The onset of unstable fracture and crack deflection of AA7085 in mixed mode I + II loading

Abstract

The current study focuses on the planar mixed mode fracture of AA7085. A loading device based on the concept given by Richard et al. has been developed for inducing planar mode-mixity in compact tension and shear (CTS) specimens. The CTS specimens extracted from the AA 7085 plate were subjected to mixed mode quasi-static loading after pre-cracking the specimens by fatigue loading under mode-I conditions. The desired pre-cracking length was achieved after performing an extended finite element method (XFEM) based fatigue crack growth simulation. Different mode-mixity has been introduced in the specimens by changing the orientation of the loading device with respect to the loading axis of the machine.
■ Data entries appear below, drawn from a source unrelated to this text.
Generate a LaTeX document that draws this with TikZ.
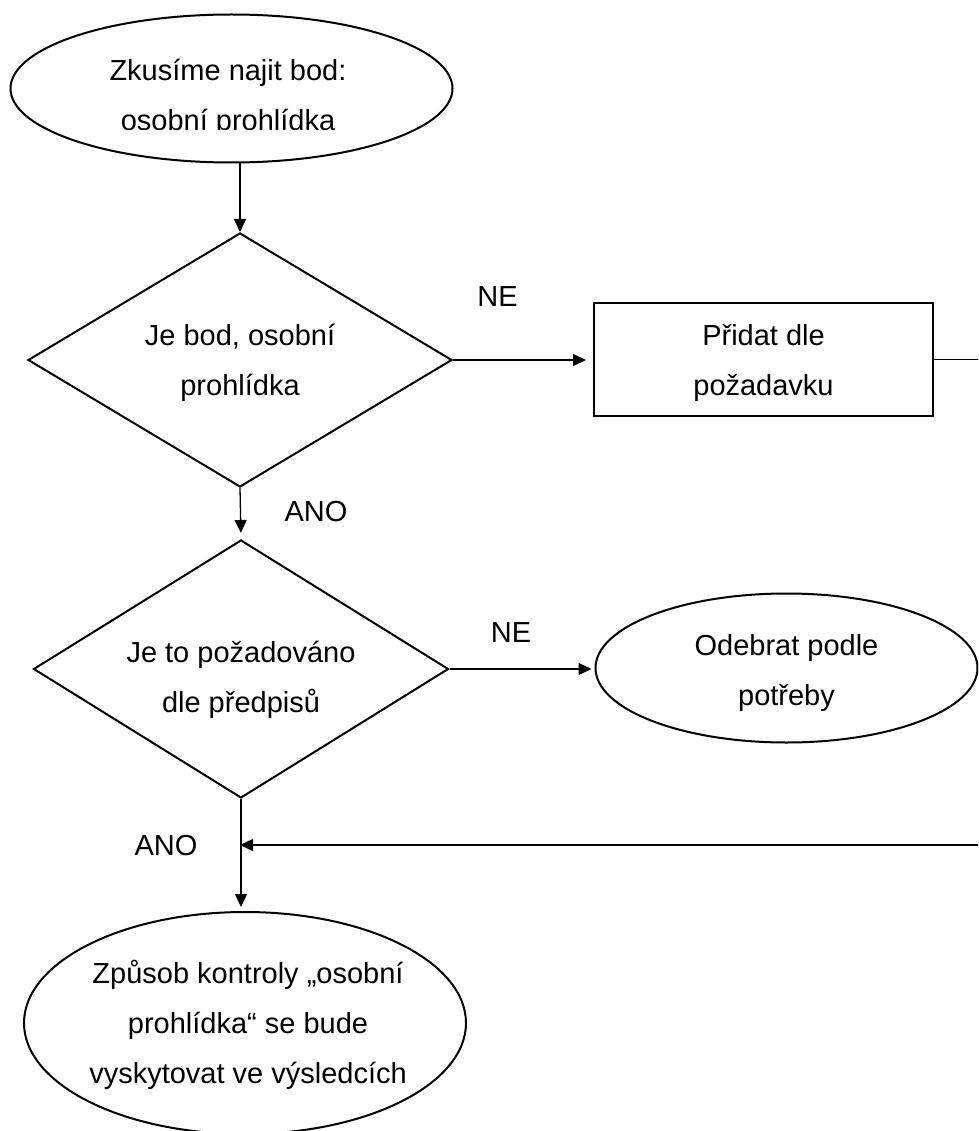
\documentclass[tikz,border=0pt]{standalone}
\usepackage{fontspec}
\setmainfont{Liberation Sans}
\usetikzlibrary{shapes.geometric,arrows.meta}

\begin{document}
\begin{tikzpicture}[x=1pt,y=-1pt,
  every node/.style={font=\fontsize{29}{50}\selectfont, align=center, inner sep=0pt},
  shapeline/.style={draw=black, line width=2pt},
  oval/.style={shapeline, ellipse},
  decision/.style={shapeline, diamond, aspect=1.65},
  process/.style={shapeline, rectangle},
  % multi-line text boxes have their baseline on the last line
  twolines/.style={text height=71pt, text depth=0pt},
  flow/.style={line width=1.3pt, -{Triangle[length=13pt,width=12pt]}},
  lbl/.style={text height=21pt, text depth=0pt},
]
\useasboundingbox (0,0) rectangle (978,1131);
\clip (0,0) rectangle (978,1131);

% start
\node[oval, minimum width=442pt, minimum height=148pt] (start) at (231.5,88.5) {};
\begin{scope}
  \clip (0,0) rectangle (978,130);
  \node[twolines] (starttext) at (228,95) {Zkusíme najit bod:\\osobní prohlídka};
\end{scope}

% first decision
\node[decision, twolines, minimum width=424pt, minimum height=254pt] (d1) at (240,360)
  {Je bod, osobní\\prohlídka};
\node[process, twolines, minimum width=339pt, minimum height=113pt] (add) at (763.5,359.5)
  {Přidat dle\\požadavku};

% second decision
\node[decision, text height=86pt, text depth=0pt, minimum width=415pt, minimum height=258pt] (d2) at (241,669)
  {Je to požadováno\\dle předpisů};
\node[oval, text height=74pt, text depth=0pt, minimum width=382pt, minimum height=149pt] (rem) at (786.5,668)
  {Odebrat podle\\potřeby};

% result
\node[oval, minimum width=442pt, minimum height=222pt] (end) at (245,1023) {};
\node[text height=120pt, text depth=0pt] (endtext) at (248,1023)
  {Způsob kontroly „osobní\\prohlídka“ se bude\\vyskytovat ve výsledcích};

% labels
\node[lbl] (ne1) at (497.5,296) {NE};
\node[lbl] (ne2) at (511,632) {NE};
\node[lbl] (ano1) at (316,510.5) {ANO};
\node[lbl] (ano2) at (166,845) {ANO};

\coordinate (join) at (240,845);

% connectors
\draw[flow] (start.south -| d1.north) -- (d1.north);
\draw[flow, shorten >=7pt] (d1.east) -- (d1.east -| add.west);
\draw[flow, shorten >=6pt] (d1.south) -- (d2.north);
\draw[flow, shorten >=3pt] (d2.east) -- (d2.east -| rem.west);
\draw[flow, shorten >=4pt] (d2.south) -- (d2.south |- end.north);
\draw[flow] (add.east) -- ++(80,0) |- (join);
\end{tikzpicture}
\end{document}
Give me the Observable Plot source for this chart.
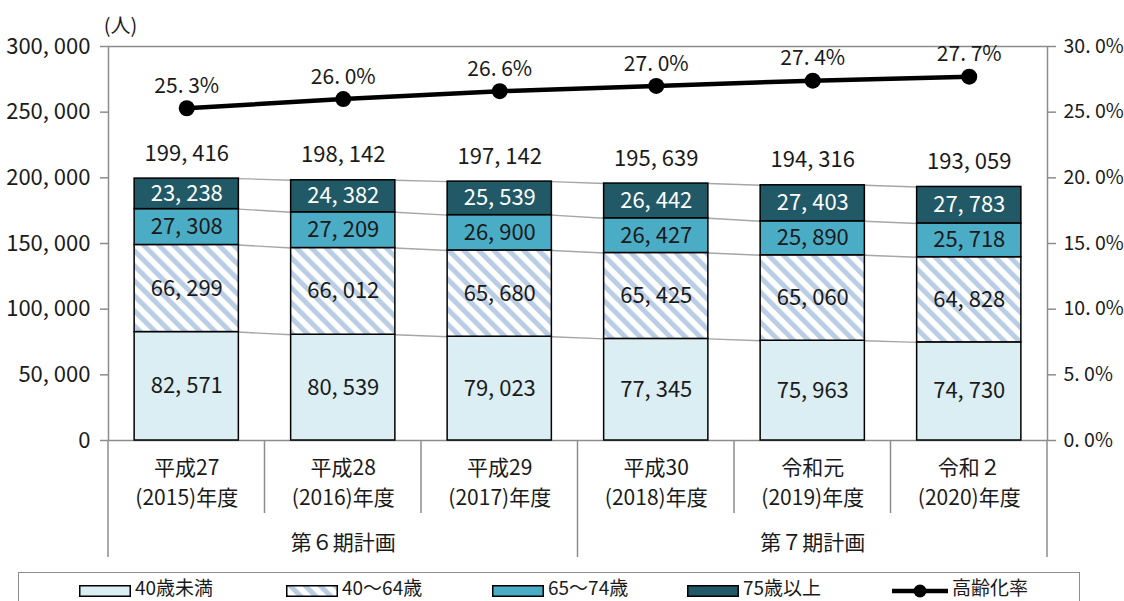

Experimentally observed crack deflection was compared with the angles predicted by different planar mixed mode fracture criteria, namely MTS, Richards, and strain energy density. Equivalent stress intensity factors proposed at the onset of unstable fracture have been determined using different criteria and compared with each other. A new equivalent stress intensity factor for mixed mode has been proposed from Shah's equation of fracture locus. It has been found that the equivalent stress intensity factor based on Shah's equation of fracture locus is suitable for the alloy being investigated. The fracture morphology of the fractured specimen was inspected in a field emission scanning electron microscope. Both inter-granular and dimpled ductile fracture was observed in the specimens irrespective of the mode-mixity. Extended finite element simulation was performed to determine tangential stress distribution at a distance around the crack tip.